For me that has been the case anyway. I'm very passionate about what I do and the ethos and quality of my candles is something I'm very proud of but when that doesn't translate to sales, it's hard to keep the energy going. I started the year well and in my head I know that it balances out over the whole year but having a month of zero sales has really dampened my enthusiasm. Current thoughts in my head are:
'There are a million other candle makers. I just can't compete.'
'People just don't like my candles particularly.'
'I don't have what it takes.'
'Why am I putting so much work into something that isn't working?'
I know that all that thinking could change in a flash.

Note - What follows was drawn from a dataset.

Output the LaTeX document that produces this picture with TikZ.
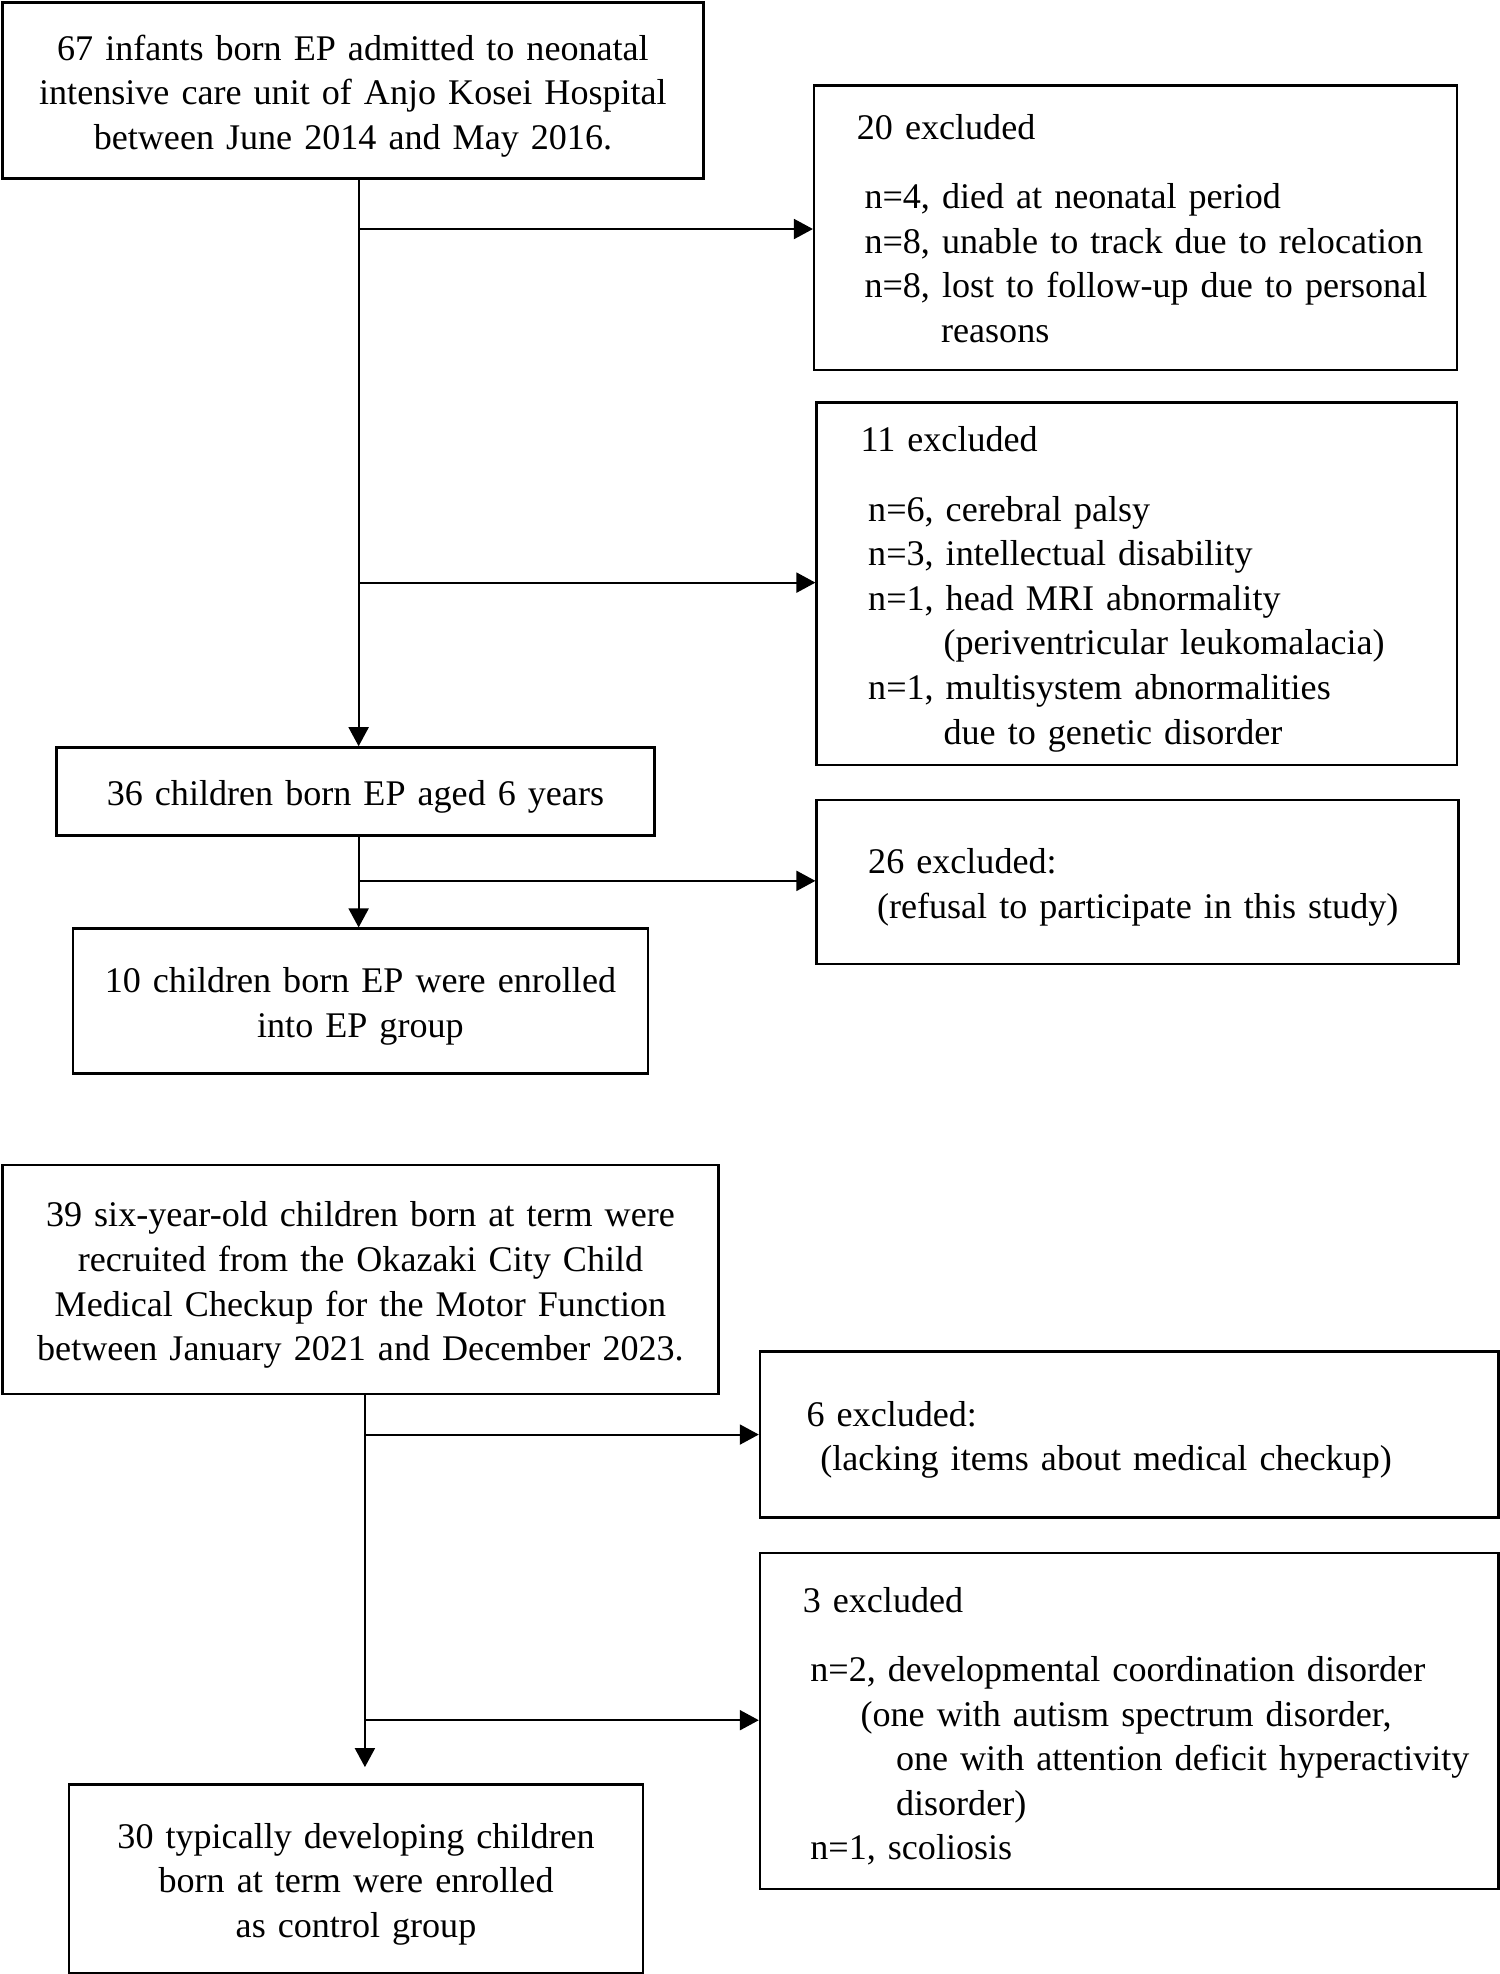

I could get a shop order or an online sale that would pick me right up but just in this moment, it's a struggle. I realised a long time ago that I want to keep my business small, I'm not hugely interested in becoming a manufacturer. I want to be able to offer the quality and customer service that I like to get from other businesses and for me, that means keeping things to a certain level and I'm happy with that. On the other hand, having customers is pretty essential :)
I guess that it's also the amount of work involved and feeling that it has to be validated with making some money. My candles are all hand poured in small batches and require a good few hours to complete a small batch. They then have to be packaged and labelled and left to cure. Then they have to be photographed and photos edited and added to shop and social media. Social media in itself is a daily task for me. I try to make my photos as good as I can and I'm currently doing a photography course with a view to improving the quality even more. So I spend a lot of time trying to get photos right and it's also important to me to interact with others on social media because I like to support other small businesses.
I do it because I love it and it gives me a focus and an outlet for my talents that I wouldn't otherwise have but it's a business, not a hobby.
That's where the problem lies, I guess. It's that feeling of 'how can I justify all this time and work if I'm not getting a return?'
But even as I write this I'm starting to feel better, the wonderful thing about writing is putting all the negative thoughts outside your head instead of having them swirling around doing damage in there.
I know that things will turn around, this is always a quiet time of year for me and I have to remember all the lovely customers who have connected with me online or in person, the people who 'get' what I do and give me a reason to keep doing it.
Does anyone else feel like this from time to time? I'd love to hear your thoughts if you have a small business. How do you deal with the 'down' times?